Bir haber okudum ki, bir kez daha canım yandı.

Eline aldığı mikrofon ile kişi hak ve özgürlüklerine “ben istediğim yerde istediğim soruyu sorar ve kayıtlarda yaparım” hastalığına yakalanmış bir gazeteci kılıklı soytarının haberini izlediğimde içim ürperdi.

“Ben gazeteciyim” diyor.

“Ben sorarım” diyor.

“Ben çekerim” diyor.

Diyor da diyor.

Muhatabı da, “burası benim özel yaşamım, sen bana ne hakla sorarsın ve fotomu çekersin?” diye tepki gösteriyor.
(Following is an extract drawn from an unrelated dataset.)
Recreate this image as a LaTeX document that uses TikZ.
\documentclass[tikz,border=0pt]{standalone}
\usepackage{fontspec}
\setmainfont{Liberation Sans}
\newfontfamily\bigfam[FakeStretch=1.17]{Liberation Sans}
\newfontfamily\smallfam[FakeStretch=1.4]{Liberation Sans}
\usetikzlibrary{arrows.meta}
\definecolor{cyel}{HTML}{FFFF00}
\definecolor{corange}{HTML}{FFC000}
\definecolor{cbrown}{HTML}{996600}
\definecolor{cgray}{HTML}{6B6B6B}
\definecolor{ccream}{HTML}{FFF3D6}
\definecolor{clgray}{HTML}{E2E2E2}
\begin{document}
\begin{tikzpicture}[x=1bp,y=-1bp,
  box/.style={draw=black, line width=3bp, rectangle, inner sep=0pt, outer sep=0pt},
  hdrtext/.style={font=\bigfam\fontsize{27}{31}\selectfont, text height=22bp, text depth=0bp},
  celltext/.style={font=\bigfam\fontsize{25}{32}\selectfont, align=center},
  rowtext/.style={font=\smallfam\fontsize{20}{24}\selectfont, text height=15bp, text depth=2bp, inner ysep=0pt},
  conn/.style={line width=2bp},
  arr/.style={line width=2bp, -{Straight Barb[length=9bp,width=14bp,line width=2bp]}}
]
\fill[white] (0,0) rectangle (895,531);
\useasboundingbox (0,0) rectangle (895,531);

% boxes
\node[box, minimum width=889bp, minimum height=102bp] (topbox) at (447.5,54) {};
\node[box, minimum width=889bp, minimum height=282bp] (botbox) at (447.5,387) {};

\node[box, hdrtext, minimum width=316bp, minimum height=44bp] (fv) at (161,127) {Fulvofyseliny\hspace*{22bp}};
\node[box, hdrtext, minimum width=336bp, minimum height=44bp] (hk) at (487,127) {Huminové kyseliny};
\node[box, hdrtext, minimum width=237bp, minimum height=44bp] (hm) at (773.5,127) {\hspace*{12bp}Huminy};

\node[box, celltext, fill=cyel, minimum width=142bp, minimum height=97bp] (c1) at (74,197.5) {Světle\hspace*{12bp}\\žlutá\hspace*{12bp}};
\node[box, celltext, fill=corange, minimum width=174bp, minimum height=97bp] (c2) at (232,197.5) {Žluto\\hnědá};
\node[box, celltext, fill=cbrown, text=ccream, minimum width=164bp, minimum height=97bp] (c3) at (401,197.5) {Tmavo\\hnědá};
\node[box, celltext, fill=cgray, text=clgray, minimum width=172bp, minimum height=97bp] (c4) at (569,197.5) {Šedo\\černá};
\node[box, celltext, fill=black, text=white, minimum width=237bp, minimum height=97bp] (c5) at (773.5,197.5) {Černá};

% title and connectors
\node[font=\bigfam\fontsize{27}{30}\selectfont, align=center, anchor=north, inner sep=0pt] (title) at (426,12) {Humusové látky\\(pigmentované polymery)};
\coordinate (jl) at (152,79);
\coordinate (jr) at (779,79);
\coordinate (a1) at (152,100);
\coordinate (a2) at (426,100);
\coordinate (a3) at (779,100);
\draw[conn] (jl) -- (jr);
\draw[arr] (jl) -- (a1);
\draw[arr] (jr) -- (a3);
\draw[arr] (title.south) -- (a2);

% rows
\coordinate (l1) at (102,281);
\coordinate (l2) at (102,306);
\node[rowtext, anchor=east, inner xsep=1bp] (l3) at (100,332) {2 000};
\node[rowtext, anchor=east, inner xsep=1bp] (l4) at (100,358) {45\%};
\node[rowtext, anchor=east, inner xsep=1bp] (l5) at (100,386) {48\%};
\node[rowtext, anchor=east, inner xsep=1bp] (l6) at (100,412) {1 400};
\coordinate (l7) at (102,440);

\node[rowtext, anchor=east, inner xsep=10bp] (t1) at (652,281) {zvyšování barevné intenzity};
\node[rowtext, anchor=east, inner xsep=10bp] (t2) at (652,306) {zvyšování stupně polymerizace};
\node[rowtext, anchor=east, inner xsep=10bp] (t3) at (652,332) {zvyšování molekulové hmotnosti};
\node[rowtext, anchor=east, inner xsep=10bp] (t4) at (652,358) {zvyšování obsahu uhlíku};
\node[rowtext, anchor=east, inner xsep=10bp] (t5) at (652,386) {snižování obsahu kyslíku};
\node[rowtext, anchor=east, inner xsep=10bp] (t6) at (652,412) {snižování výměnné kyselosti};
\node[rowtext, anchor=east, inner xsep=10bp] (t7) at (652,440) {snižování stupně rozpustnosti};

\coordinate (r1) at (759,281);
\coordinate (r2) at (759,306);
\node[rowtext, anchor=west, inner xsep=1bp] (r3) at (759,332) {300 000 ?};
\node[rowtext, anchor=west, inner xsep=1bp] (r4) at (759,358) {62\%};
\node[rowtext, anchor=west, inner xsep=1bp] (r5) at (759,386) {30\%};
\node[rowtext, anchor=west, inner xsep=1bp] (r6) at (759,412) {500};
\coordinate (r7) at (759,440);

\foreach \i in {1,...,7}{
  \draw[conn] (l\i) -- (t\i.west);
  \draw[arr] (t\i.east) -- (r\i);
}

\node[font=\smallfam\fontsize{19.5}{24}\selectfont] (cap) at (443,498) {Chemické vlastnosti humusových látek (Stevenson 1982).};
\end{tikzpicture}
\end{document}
Gazeteci (!) altını çize çize “ben gazeteciyim!” demeyi sürdürüyor.

Ayıp mı o da ne?

Ne ayıbı!

Gazeteci ya gaztenekesi!

*

Bu tür kişi hak ve özgürlüklerine saldırı olayları o kadar çok ki.

Rezillik diz boyu.

Aile terbiyesinden nasibini almamışlar “gazeteci kisvesi" altında insanları taciz ediyorlar.

Sınırsız pislik akıyor şu saygın mesleğin içine yuvalanmışlar tarafından.

İstediğini soramazsın.

İstediğin yerde fotoğraf çekemezsin.

İstediğin yerde insanları taciz edemezsin hey kendilerine  gazeteci  (!) diyen soytarılar.

Halkın haber alma hakkı bu değil.

Halkın haber alma hakkının birinci maddesi, başkalarının özgürlüklerine ve özgür alanlarına saygı duymaktan geçer.

Haberde, kamu yararı var mı ki, bir bireyin özel yaşamına giriyorsun?

Ya aynı olayı sana yapsalar.

Eşin, ailen ve çocuklarının yanında birileri kameralar ile karşına geçip de “bu saatte dışarıda ne işin var?” deseler.

*

Böyle bir haberin altına Türkiye Gazetecileri Cemiyeti tarafından hazırlanan Türkiye Gazetecileri Hak ve Sorumlulukları Bildirgesi’nden  birşeyler yazdım ve öfkemi ifade ettim.

Hem de sosyal medyada.

Yazdıktan sonra daha önce yapılmış yorumları bir okudum ki.

Eyvah!

Abi, gazeteciye hak veren 100 kişi, bu tacizin alçakça olduğunu ifade eden 5 kişi.

Şok!

Bir de, saldırıyı kınayanlara öyle bir saldırıyorlar ki, ana, bacı, avrat dümdüz!

Aynı saldırıya uğrama korku ve endişesi ile sildim yorumumu.

*

Sosyal medya bataklığında o kadar çok kötü örnek var ki!

Bazı insanlar (!) kin ve nefret dolu.

Hakaret etmekten zevk alan ve ezikliklerini bu şekilde tatmin etmeye çalışanlar, bir çok platformda karşımıza çıkıyor.

İşte son örnek, yeşil top!

Adı üstünde top!

Yine aynı soruyu soracağım:

Bu alçaklığı yapanlar, kendi ailelerine küfredildiğinde zevk mi alıyorlar yoksa?

Mutlu olup aynı şekilde daha çok küfür mü istiyorlar?

Ve böyle bir ruhsal dünya, ne ifade ediyor?

*

İyi ve güzel paylaşımlar ile bilgin zenginliğine ulaşma heyecanı amaçlı kullanımı sekteye uğratan ve insan olma erdemlerinin kavramlarını yok eden bu tip zibidilikler en ağır şekilde cezalandırılmalı.

Hakaret, kesinlikle cezasız bırakılmamalı.

Öyle şartlı tahliye falan ile de kurtulamamalı!